Problem to solve: Extract, word for word, every line from the one containing "Clone this chart in matplotlib." through the one containing "u1_lo = [-0.067, -0.05, 0.319, 0.172, 0.31, -0.005, 0.304]", with both end lines kept.
# start of Supplied records
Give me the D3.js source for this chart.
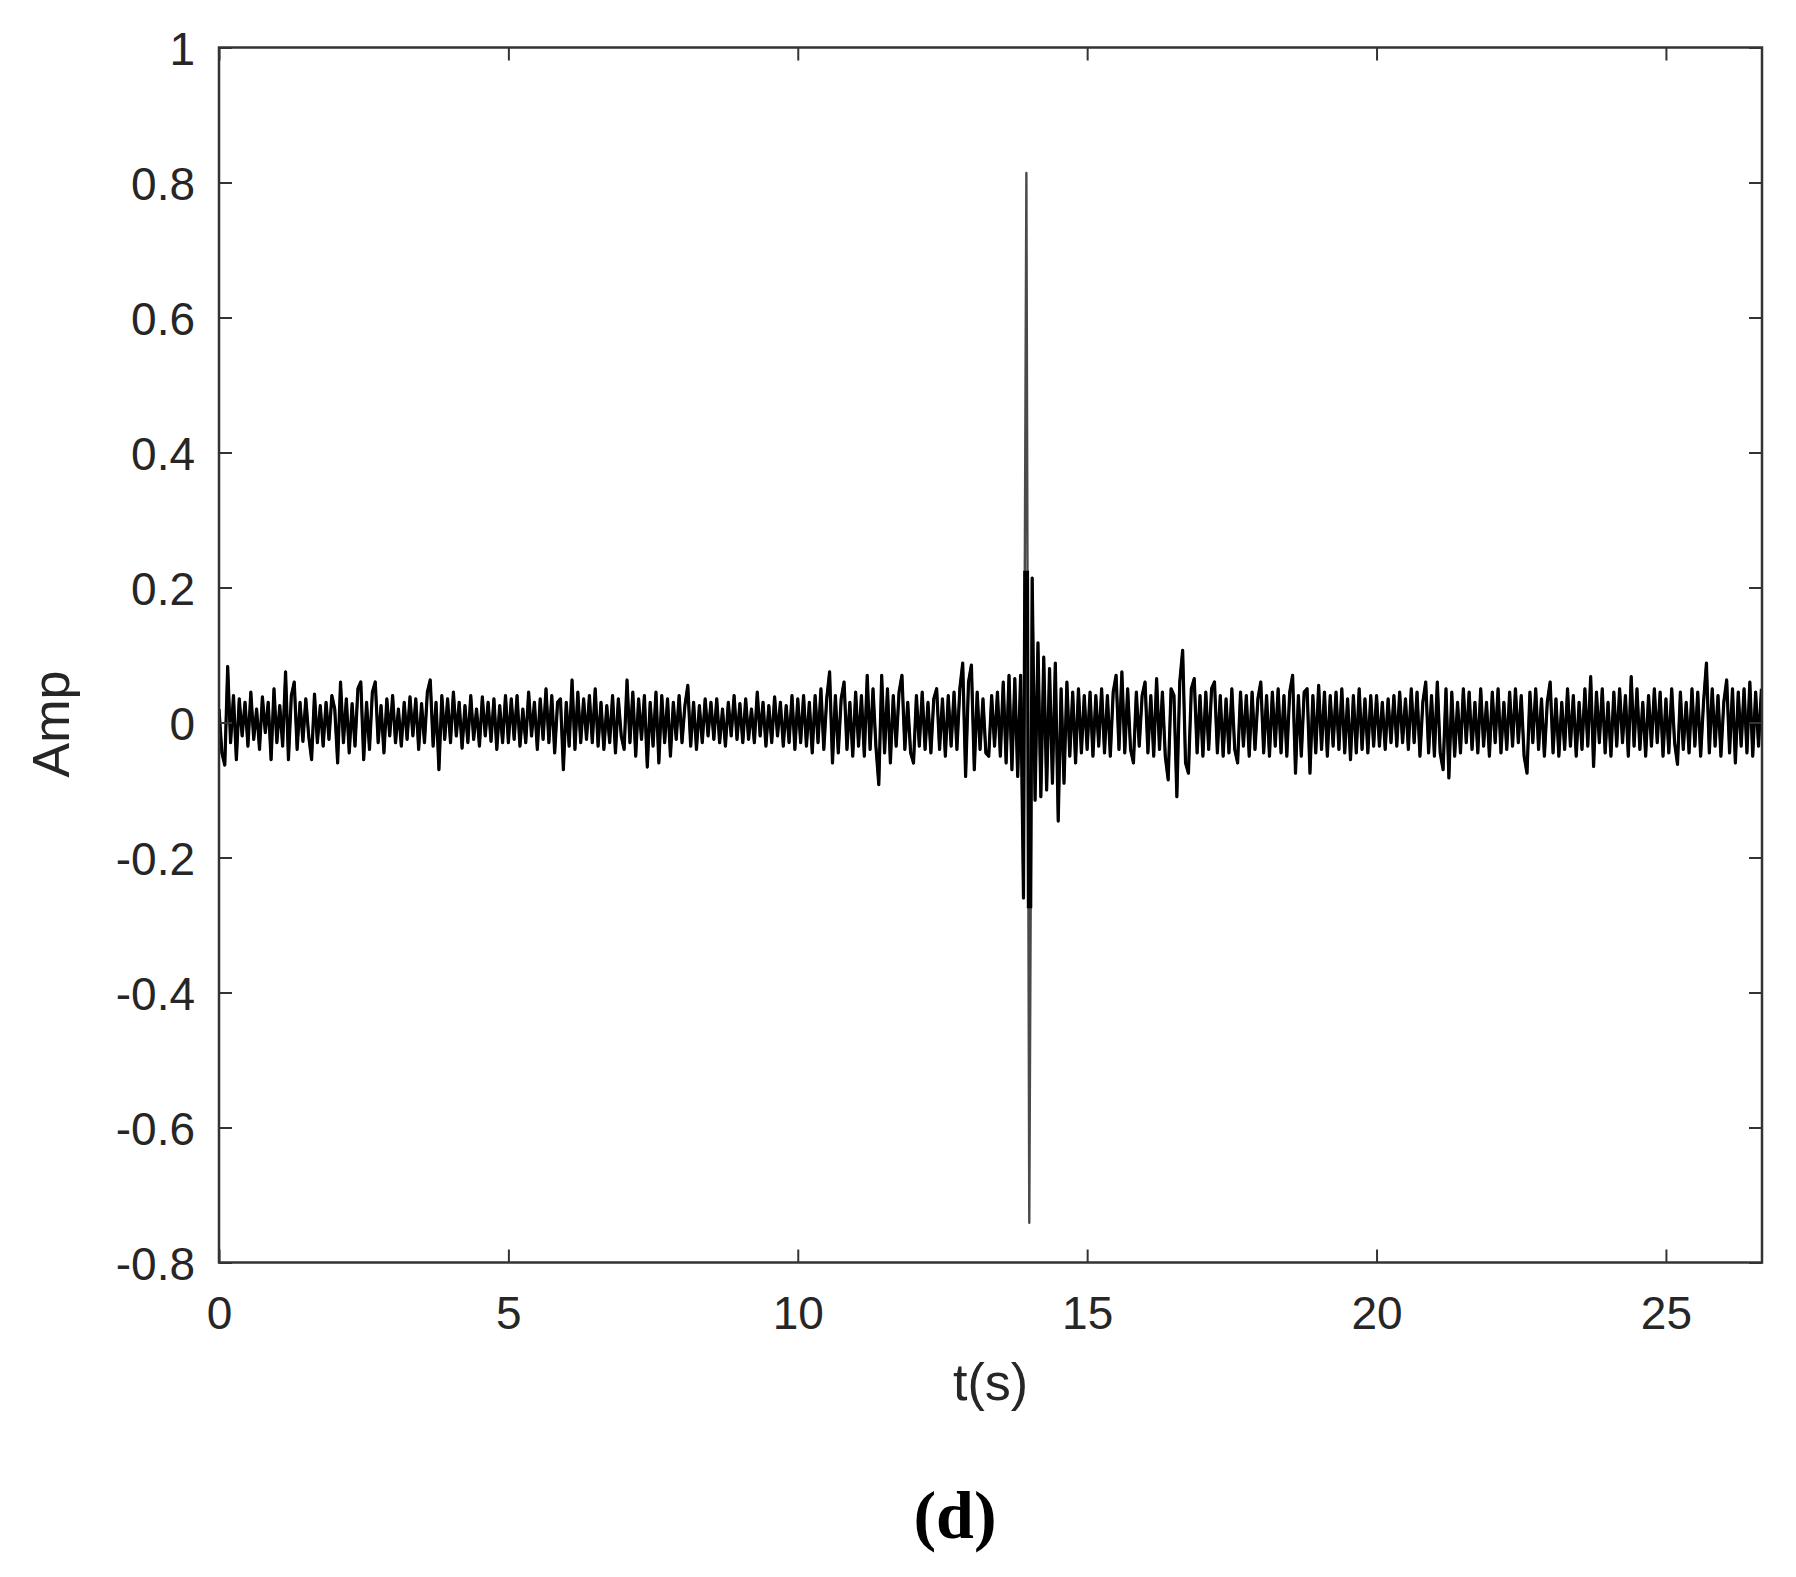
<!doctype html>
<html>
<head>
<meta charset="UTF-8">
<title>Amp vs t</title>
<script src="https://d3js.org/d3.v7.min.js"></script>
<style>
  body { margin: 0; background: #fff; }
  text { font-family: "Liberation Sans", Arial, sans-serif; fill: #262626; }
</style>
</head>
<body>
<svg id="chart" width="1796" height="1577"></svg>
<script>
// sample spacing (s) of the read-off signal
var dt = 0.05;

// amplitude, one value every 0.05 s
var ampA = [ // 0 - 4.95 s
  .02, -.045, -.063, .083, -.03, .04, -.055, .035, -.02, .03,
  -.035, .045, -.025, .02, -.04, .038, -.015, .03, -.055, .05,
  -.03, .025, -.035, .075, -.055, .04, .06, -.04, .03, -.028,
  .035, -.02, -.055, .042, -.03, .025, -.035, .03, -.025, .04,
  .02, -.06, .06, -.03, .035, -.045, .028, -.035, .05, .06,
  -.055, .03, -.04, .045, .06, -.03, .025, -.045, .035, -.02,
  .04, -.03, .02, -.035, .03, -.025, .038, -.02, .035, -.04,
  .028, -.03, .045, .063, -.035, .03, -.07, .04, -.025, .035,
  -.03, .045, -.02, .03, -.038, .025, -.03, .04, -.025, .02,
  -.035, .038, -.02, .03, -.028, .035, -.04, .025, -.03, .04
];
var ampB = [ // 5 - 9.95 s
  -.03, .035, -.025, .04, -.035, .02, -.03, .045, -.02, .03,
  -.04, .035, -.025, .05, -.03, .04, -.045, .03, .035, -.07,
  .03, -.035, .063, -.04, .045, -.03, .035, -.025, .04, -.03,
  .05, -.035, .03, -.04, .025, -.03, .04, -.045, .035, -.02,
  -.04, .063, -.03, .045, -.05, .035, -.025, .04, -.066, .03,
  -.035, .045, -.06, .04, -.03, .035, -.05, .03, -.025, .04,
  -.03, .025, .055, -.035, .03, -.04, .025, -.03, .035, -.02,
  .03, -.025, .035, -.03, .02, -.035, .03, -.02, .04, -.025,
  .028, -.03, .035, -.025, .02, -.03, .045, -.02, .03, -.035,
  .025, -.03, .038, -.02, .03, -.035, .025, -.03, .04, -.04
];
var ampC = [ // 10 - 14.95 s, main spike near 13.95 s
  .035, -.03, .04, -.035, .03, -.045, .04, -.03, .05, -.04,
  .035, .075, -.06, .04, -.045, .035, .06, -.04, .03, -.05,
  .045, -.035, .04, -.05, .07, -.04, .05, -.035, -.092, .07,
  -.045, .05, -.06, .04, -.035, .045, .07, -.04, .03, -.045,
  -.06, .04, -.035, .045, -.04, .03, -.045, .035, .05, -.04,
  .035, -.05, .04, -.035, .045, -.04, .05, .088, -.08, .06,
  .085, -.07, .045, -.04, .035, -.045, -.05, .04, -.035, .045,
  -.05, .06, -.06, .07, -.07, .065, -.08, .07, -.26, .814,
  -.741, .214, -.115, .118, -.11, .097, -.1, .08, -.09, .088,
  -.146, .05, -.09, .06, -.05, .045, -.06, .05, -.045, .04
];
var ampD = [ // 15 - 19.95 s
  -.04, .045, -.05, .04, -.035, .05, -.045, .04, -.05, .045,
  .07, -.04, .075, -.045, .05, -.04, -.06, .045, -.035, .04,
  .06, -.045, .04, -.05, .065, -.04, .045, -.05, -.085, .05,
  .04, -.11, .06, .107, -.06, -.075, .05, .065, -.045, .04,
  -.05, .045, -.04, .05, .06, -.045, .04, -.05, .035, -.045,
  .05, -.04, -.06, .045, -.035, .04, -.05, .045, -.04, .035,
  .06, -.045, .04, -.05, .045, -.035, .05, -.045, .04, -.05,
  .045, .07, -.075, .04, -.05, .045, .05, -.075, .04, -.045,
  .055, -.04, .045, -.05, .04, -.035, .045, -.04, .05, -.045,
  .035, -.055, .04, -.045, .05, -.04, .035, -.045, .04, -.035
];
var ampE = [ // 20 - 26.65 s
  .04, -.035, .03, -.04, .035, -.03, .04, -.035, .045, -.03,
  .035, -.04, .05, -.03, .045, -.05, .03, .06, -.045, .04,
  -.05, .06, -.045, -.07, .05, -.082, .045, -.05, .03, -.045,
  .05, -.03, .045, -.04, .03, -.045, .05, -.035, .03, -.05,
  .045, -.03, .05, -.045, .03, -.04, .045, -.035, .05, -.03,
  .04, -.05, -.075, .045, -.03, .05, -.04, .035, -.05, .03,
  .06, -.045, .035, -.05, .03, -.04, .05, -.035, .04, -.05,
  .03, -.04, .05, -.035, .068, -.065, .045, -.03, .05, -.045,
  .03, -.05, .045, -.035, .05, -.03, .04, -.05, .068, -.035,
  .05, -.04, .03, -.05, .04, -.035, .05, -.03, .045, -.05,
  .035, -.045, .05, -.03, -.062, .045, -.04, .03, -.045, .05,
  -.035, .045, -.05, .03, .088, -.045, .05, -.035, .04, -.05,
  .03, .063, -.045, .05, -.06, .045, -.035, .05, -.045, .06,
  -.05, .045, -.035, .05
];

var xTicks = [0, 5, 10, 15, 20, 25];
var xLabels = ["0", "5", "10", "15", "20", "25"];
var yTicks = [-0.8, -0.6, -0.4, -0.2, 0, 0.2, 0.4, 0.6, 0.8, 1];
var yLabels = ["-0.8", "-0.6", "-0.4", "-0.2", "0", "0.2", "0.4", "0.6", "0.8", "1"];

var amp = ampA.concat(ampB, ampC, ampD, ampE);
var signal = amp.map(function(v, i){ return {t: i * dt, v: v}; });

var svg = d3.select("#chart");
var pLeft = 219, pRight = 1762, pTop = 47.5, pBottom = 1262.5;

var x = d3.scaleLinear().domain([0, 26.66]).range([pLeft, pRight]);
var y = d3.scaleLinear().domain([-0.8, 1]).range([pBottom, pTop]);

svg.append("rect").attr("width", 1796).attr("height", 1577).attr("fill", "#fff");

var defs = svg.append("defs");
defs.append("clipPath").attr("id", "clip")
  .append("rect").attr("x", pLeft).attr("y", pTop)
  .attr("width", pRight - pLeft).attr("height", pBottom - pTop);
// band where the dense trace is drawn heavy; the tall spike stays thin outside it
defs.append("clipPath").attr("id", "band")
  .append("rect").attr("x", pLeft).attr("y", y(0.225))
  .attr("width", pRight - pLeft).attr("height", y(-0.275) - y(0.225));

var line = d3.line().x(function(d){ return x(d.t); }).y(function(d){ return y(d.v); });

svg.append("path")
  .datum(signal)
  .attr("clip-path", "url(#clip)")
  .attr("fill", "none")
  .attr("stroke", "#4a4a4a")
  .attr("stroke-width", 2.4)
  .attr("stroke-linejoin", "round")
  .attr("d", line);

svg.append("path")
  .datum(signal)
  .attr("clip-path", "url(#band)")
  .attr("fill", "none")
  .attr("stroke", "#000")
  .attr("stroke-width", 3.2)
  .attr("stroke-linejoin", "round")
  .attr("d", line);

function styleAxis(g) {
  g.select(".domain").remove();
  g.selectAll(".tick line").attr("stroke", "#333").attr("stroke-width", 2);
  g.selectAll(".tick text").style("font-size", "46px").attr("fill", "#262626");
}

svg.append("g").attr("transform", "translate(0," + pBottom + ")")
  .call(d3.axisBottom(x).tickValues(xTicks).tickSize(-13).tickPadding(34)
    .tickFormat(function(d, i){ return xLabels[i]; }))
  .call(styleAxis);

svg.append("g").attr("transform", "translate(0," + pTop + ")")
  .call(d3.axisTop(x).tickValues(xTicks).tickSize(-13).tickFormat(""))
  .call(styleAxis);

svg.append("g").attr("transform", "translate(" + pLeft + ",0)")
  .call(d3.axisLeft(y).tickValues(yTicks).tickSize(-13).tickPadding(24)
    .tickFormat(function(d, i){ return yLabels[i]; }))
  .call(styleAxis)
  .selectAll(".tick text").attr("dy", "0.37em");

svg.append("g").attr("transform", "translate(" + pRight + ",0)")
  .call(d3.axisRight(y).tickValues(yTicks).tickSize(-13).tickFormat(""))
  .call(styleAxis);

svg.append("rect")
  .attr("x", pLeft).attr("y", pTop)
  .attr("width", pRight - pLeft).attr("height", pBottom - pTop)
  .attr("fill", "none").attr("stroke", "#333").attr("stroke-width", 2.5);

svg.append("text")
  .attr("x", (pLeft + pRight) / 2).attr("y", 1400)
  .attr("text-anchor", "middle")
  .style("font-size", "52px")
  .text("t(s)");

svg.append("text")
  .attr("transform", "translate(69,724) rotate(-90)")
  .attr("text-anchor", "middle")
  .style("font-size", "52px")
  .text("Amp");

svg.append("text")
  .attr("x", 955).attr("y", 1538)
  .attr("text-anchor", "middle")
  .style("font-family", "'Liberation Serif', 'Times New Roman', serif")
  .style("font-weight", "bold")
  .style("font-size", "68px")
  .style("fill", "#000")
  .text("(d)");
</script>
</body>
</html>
# end of Supplied records
# start of Supplied records
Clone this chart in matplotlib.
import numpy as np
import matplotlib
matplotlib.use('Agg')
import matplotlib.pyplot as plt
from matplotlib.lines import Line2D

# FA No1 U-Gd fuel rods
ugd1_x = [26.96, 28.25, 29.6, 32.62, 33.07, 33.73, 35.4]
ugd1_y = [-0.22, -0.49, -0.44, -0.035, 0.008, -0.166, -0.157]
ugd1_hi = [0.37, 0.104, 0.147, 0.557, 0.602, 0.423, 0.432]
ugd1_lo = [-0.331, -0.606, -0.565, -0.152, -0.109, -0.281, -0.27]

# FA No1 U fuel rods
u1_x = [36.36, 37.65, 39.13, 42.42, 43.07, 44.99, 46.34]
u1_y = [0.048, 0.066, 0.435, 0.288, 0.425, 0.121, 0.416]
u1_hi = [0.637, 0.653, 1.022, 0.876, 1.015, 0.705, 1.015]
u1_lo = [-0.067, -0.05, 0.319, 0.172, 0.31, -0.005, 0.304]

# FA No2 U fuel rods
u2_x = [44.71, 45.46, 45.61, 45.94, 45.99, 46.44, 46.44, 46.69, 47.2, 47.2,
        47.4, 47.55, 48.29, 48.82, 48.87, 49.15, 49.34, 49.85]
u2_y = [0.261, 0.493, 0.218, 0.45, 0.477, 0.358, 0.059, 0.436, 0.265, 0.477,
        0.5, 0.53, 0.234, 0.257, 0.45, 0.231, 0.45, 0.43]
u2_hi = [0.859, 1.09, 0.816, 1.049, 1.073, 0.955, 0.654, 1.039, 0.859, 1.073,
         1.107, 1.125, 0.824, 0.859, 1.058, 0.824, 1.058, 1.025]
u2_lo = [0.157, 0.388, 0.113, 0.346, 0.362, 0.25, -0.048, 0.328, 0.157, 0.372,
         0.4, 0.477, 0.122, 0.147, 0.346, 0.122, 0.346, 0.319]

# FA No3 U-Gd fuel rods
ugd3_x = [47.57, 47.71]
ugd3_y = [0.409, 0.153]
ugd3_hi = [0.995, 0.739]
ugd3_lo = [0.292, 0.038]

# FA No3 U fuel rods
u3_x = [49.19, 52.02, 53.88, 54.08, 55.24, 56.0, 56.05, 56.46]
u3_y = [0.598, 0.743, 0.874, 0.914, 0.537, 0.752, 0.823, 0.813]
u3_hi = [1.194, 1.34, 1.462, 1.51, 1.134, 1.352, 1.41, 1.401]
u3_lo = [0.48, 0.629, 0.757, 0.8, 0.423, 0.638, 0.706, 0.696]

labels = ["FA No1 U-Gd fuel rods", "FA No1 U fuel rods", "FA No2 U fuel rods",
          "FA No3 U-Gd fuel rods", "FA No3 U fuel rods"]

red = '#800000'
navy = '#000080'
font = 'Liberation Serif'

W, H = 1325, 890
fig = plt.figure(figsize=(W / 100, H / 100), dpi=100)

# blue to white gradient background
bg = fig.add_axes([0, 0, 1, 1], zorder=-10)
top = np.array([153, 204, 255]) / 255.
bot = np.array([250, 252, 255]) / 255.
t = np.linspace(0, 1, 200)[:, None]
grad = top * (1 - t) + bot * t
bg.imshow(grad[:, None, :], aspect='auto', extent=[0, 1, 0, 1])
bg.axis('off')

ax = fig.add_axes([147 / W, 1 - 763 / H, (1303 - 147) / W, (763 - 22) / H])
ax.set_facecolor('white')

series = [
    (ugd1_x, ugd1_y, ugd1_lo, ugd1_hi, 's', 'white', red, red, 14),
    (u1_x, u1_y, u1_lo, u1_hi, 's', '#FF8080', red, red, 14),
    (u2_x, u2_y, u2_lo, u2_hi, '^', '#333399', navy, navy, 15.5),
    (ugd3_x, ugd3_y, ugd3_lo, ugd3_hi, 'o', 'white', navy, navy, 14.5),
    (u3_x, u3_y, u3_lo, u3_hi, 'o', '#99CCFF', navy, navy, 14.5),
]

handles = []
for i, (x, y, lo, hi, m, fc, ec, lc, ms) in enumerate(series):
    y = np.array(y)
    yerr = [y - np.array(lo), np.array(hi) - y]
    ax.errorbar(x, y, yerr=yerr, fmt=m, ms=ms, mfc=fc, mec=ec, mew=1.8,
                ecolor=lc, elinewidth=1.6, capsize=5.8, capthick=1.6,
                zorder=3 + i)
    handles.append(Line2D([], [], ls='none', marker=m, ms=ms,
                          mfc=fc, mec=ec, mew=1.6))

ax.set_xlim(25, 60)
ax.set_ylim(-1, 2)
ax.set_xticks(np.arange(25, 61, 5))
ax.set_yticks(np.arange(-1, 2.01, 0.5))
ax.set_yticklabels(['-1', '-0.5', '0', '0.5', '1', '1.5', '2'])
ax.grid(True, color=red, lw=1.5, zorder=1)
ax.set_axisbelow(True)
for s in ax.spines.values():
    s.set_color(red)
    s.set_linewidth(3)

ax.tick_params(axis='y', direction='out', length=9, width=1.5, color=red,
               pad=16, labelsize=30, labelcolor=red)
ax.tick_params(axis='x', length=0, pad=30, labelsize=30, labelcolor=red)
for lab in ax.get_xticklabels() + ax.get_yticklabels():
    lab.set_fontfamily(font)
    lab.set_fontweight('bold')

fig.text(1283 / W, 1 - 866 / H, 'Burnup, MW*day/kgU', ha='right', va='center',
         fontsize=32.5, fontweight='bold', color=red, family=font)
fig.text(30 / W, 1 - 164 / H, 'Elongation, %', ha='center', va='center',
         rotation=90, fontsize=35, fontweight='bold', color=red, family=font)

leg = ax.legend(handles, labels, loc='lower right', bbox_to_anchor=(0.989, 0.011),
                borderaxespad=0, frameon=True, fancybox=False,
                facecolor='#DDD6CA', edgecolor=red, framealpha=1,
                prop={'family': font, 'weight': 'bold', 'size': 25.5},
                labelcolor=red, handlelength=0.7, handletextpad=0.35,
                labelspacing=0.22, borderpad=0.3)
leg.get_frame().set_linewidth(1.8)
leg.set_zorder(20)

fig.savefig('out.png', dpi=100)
# end of Supplied records
Exercise result:
Clone this chart in matplotlib.
import numpy as np
import matplotlib
matplotlib.use('Agg')
import matplotlib.pyplot as plt
from matplotlib.lines import Line2D

# FA No1 U-Gd fuel rods
ugd1_x = [26.96, 28.25, 29.6, 32.62, 33.07, 33.73, 35.4]
ugd1_y = [-0.22, -0.49, -0.44, -0.035, 0.008, -0.166, -0.157]
ugd1_hi = [0.37, 0.104, 0.147, 0.557, 0.602, 0.423, 0.432]
ugd1_lo = [-0.331, -0.606, -0.565, -0.152, -0.109, -0.281, -0.27]

# FA No1 U fuel rods
u1_x = [36.36, 37.65, 39.13, 42.42, 43.07, 44.99, 46.34]
u1_y = [0.048, 0.066, 0.435, 0.288, 0.425, 0.121, 0.416]
u1_hi = [0.637, 0.653, 1.022, 0.876, 1.015, 0.705, 1.015]
u1_lo = [-0.067, -0.05, 0.319, 0.172, 0.31, -0.005, 0.304]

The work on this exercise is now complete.